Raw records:
------------------------------------------------

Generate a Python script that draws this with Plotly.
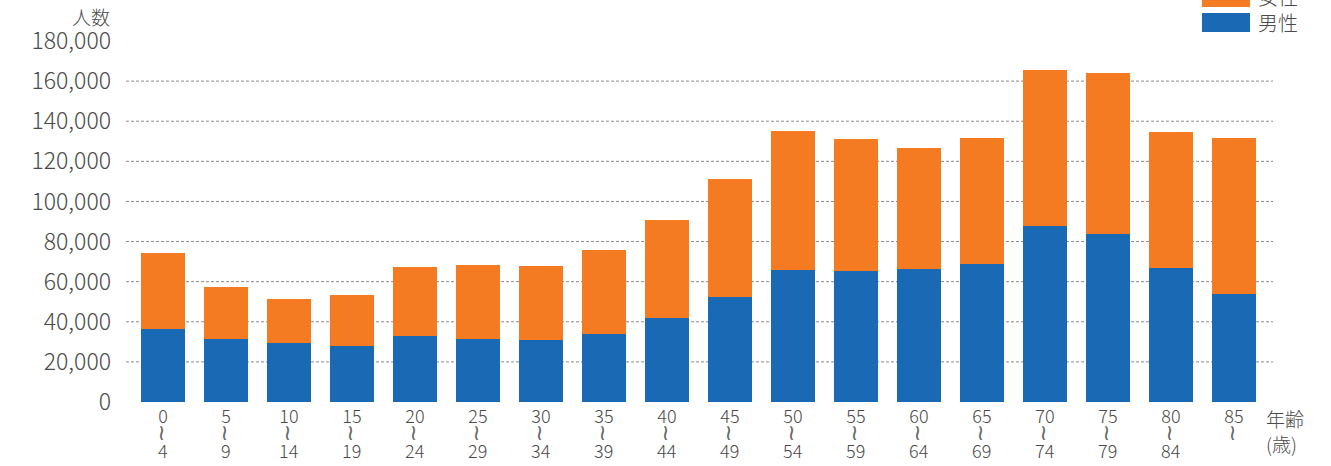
import plotly.graph_objects as go

age_start = ["0", "5", "10", "15", "20", "25", "30", "35", "40", "45", "50", "55", "60", "65", "70", "75", "80", "85"]
age_end = ["4", "9", "14", "19", "24", "29", "34", "39", "44", "49", "54", "59", "64", "69", "74", "79", "84", ""]
male = [36600, 31600, 29600, 28100, 33100, 31600, 31100, 34100, 42000, 52500, 65900, 65400, 66400, 68900, 87800, 83800, 66900, 54000]
female = [37800, 25900, 21900, 25400, 34300, 36800, 36800, 41800, 48800, 58700, 69200, 65700, 60200, 62700, 77600, 80100, 67700, 77600]
series_names = ["男性", "女性"]
y_ticks = [0, 20000, 40000, 60000, 80000, 100000, 120000, 140000, 160000, 180000]
grid_values = [20000, 40000, 60000, 80000, 100000, 120000, 140000, 160000]

BLUE = "#1a69b5"
ORANGE = "#f47b22"
FONT = "Noto Sans CJK JP"
TXT = "#4a4a4a"

W, H = 1331, 466
ML, MR, MT, MB = 126, 58, 41, 64
PH = H - MT - MB
PW = W - ML - MR

def py(p):
    return (H - MB - p) / PH

def px(p):
    return (p - ML) / PW

xs = list(range(len(age_start)))

fig = go.Figure()
fig.add_trace(go.Bar(x=xs, y=male, name=series_names[0], marker=dict(color=BLUE, line=dict(width=0)), showlegend=False))
fig.add_trace(go.Bar(x=xs, y=female, name=series_names[1], marker=dict(color=ORANGE, line=dict(width=0)), showlegend=False))

shapes = []
for g in grid_values:
    shapes.append(dict(type="line", xref="paper", yref="y", x0=0, x1=1, y0=g, y1=g,
                       line=dict(color="#8a8a8a", width=1, dash="3px,2px"), layer="below"))

# legend (manual, wide swatches)
shapes.append(dict(type="rect", xref="paper", yref="paper", x0=px(1202), x1=px(1250), y0=py(32), y1=py(13),
                   fillcolor=BLUE, line=dict(width=0)))
shapes.append(dict(type="rect", xref="paper", yref="paper", x0=px(1202), x1=px(1250), y0=py(7), y1=py(-12),
                   fillcolor=ORANGE, line=dict(width=0)))

annotations = []
annotations.append(dict(text=series_names[0], xref="paper", yref="paper", x=px(1256), y=py(22),
                        xanchor="left", yanchor="middle", showarrow=False,
                        font=dict(family=FONT, size=20, color=TXT, weight=300)))
annotations.append(dict(text=series_names[1], xref="paper", yref="paper", x=px(1256), y=py(-4),
                        xanchor="left", yanchor="middle", showarrow=False,
                        font=dict(family=FONT, size=20, color=TXT, weight=300)))
annotations.append(dict(text="人数", xref="paper", yref="paper", x=px(112), y=py(17),
                        xanchor="right", yanchor="middle", showarrow=False,
                        font=dict(family=FONT, size=19, color=TXT, weight=300)))
annotations.append(dict(text="年齢<br>(歳)", xref="paper", yref="paper", x=px(1264), y=py(431),
                        xanchor="left", yanchor="middle", align="left", showarrow=False,
                        font=dict(family=FONT, size=19, color=TXT, weight=300)))
for i, e in enumerate(age_end):
    annotations.append(dict(text="~", xref="x", yref="paper", x=xs[i], y=py(433), textangle=90,
                            xanchor="center", yanchor="middle", showarrow=False,
                            font=dict(family="DejaVu Sans", size=22, color="#666666")))
    if e:
        annotations.append(dict(text=e, xref="x", yref="paper", x=xs[i], y=py(450),
                                xanchor="center", yanchor="middle", showarrow=False,
                                font=dict(family=FONT, size=18, color=TXT, weight=300)))

fig.update_layout(
    width=W, height=H,
    margin=dict(l=ML, r=MR, t=MT, b=MB, pad=0),
    barmode="stack", bargap=0.29,
    plot_bgcolor="white", paper_bgcolor="white",
    shapes=shapes, annotations=annotations,
    xaxis=dict(range=[-0.587, 17.62], tickmode="array", tickvals=xs, ticktext=age_start,
               showgrid=False, zeroline=False, showline=False, ticks="",
               tickfont=dict(family=FONT, size=18, color=TXT, weight=300), ticklabelstandoff=2),
    yaxis=dict(range=[0, 180000], tickmode="array", tickvals=y_ticks, tickformat=",d",
               showgrid=False, zeroline=False, showline=False, ticks="",
               tickfont=dict(family=FONT, size=23, color=TXT, weight=300), ticklabelstandoff=14),
)

fig.write_html("out.html")
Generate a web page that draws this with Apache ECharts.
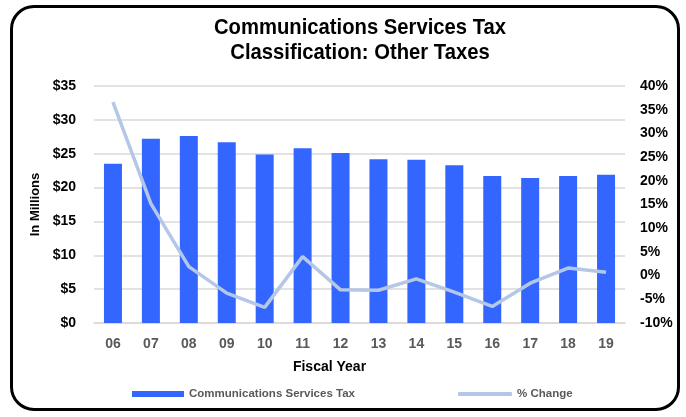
<!DOCTYPE html>
<html>
<head>
<meta charset="utf-8">
<script src="https://cdn.jsdelivr.net/npm/echarts@6/dist/echarts.min.js"></script>
<style>
html,body{margin:0;padding:0;background:#fff;}
#wrap{position:relative;width:686px;height:417px;}
#chart{position:absolute;left:0;top:0;width:686px;height:417px;}
#frame{position:absolute;left:10px;top:5px;width:664px;height:400px;border:3px solid #000;border-radius:24px;pointer-events:none;}
</style>
</head>
<body>
<div id="wrap"><div id="chart"></div><div id="frame"></div></div>
<script>
var categories = ['06','07','08','09','10','11','12','13','14','15','16','17','18','19'];
var taxValues = [23.5, 27.2, 27.6, 26.7, 24.9, 25.8, 25.1, 24.2, 24.1, 23.3, 21.7, 21.4, 21.7, 21.9];
var pctChange = [36.6, 15.2, 1.9, -3.7, -6.7, 4.0, -3.0, -3.1, -0.7, -3.5, -6.5, -1.6, 1.6, 0.7];
var titleLines = ['Communications Services Tax', 'Classification: Other Taxes'];
var leftTicks = {min: 0, max: 35, interval: 5};
var rightTicks = {min: -10, max: 40, interval: 5};

var FONT = "'Liberation Sans Narrow', 'Arial Narrow', 'Liberation Sans', Arial, sans-serif";
var chart = echarts.init(document.getElementById('chart'));
chart.setOption({
  animation: false,
  graphic: [
    {type: 'text', x: 360, y: 28, scaleX: 0.92, style: {text: titleLines[0], textAlign: 'center', textVerticalAlign: 'middle', fontFamily: FONT, fontSize: 22, fontWeight: 'bold', fill: '#000'}},
    {type: 'text', x: 360, y: 53, scaleX: 0.92, style: {text: titleLines[1], textAlign: 'center', textVerticalAlign: 'middle', fontFamily: FONT, fontSize: 22, fontWeight: 'bold', fill: '#000'}}
  ],
  grid: {left: 94, right: 61, top: 86, bottom: 94},
  legend: [{
    data: ['Communications Services Tax'], left: 127, top: 383,
    itemWidth: 52, itemHeight: 6, icon: 'rect', itemGap: 5,
    textStyle: {fontFamily: FONT, fontSize: 11.5, fontWeight: 'bold', color: '#595959'}
  }, {
    data: [{name: '% Change', icon: 'roundRect'}], left: 453, top: 383,
    itemWidth: 54, itemHeight: 4,
    textStyle: {fontFamily: FONT, fontSize: 11.5, fontWeight: 'bold', color: '#595959'}
  }],
  xAxis: {
    type: 'category', data: categories,
    name: 'Fiscal Year', nameLocation: 'middle', nameGap: 37,
    nameTextStyle: {fontFamily: FONT, fontSize: 14, fontWeight: 'bold', color: '#000', padding: [0, 60, 0, 0]},
    axisLine: {show: true, lineStyle: {color: '#d9d9d9', width: 1.5}},
    axisTick: {show: false},
    axisLabel: {fontFamily: FONT, fontSize: 14, fontWeight: 'bold', color: '#595959', margin: 14}
  },
  yAxis: [{
    type: 'value', min: leftTicks.min, max: leftTicks.max, interval: leftTicks.interval,
    name: 'In Millions', nameLocation: 'middle', nameGap: 50, nameRotate: 90,
    nameTextStyle: {fontFamily: FONT, fontSize: 13, fontWeight: 'bold', color: '#000'},
    axisLabel: {formatter: '${value}', fontFamily: FONT, fontSize: 14, fontWeight: 'bold', color: '#000', margin: 18},
    splitLine: {lineStyle: {color: '#d9d9d9', width: 1.5}},
    axisLine: {show: false}, axisTick: {show: false}
  }, {
    type: 'value', min: rightTicks.min, max: rightTicks.max, interval: rightTicks.interval,
    axisLabel: {formatter: '{value}%', fontFamily: FONT, fontSize: 14, fontWeight: 'bold', color: '#000', margin: 15},
    splitLine: {show: false}, axisLine: {show: false}, axisTick: {show: false}
  }],
  series: [{
    name: 'Communications Services Tax', type: 'bar', data: taxValues,
    barWidth: 18, itemStyle: {color: '#3366ff'}
  }, {
    name: '% Change', type: 'line', yAxisIndex: 1, data: pctChange,
    symbol: 'none', lineStyle: {color: '#b4c7e7', width: 3.5}, itemStyle: {color: '#b4c7e7'}
  }]
});
</script>
</body>
</html>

------------------------------------------------

• Work to do:
Restate word for word only the lines from where the entries begin through the one with "xs = list(range(len(age_start)))"; omit the pictures.

• Worked solution:
Generate a Python script that draws this with Plotly.
import plotly.graph_objects as go

age_start = ["0", "5", "10", "15", "20", "25", "30", "35", "40", "45", "50", "55", "60", "65", "70", "75", "80", "85"]
age_end = ["4", "9", "14", "19", "24", "29", "34", "39", "44", "49", "54", "59", "64", "69", "74", "79", "84", ""]
male = [36600, 31600, 29600, 28100, 33100, 31600, 31100, 34100, 42000, 52500, 65900, 65400, 66400, 68900, 87800, 83800, 66900, 54000]
female = [37800, 25900, 21900, 25400, 34300, 36800, 36800, 41800, 48800, 58700, 69200, 65700, 60200, 62700, 77600, 80100, 67700, 77600]
series_names = ["男性", "女性"]
y_ticks = [0, 20000, 40000, 60000, 80000, 100000, 120000, 140000, 160000, 180000]
grid_values = [20000, 40000, 60000, 80000, 100000, 120000, 140000, 160000]

BLUE = "#1a69b5"
ORANGE = "#f47b22"
FONT = "Noto Sans CJK JP"
TXT = "#4a4a4a"

W, H = 1331, 466
ML, MR, MT, MB = 126, 58, 41, 64
PH = H - MT - MB
PW = W - ML - MR

def py(p):
    return (H - MB - p) / PH

def px(p):
    return (p - ML) / PW

xs = list(range(len(age_start)))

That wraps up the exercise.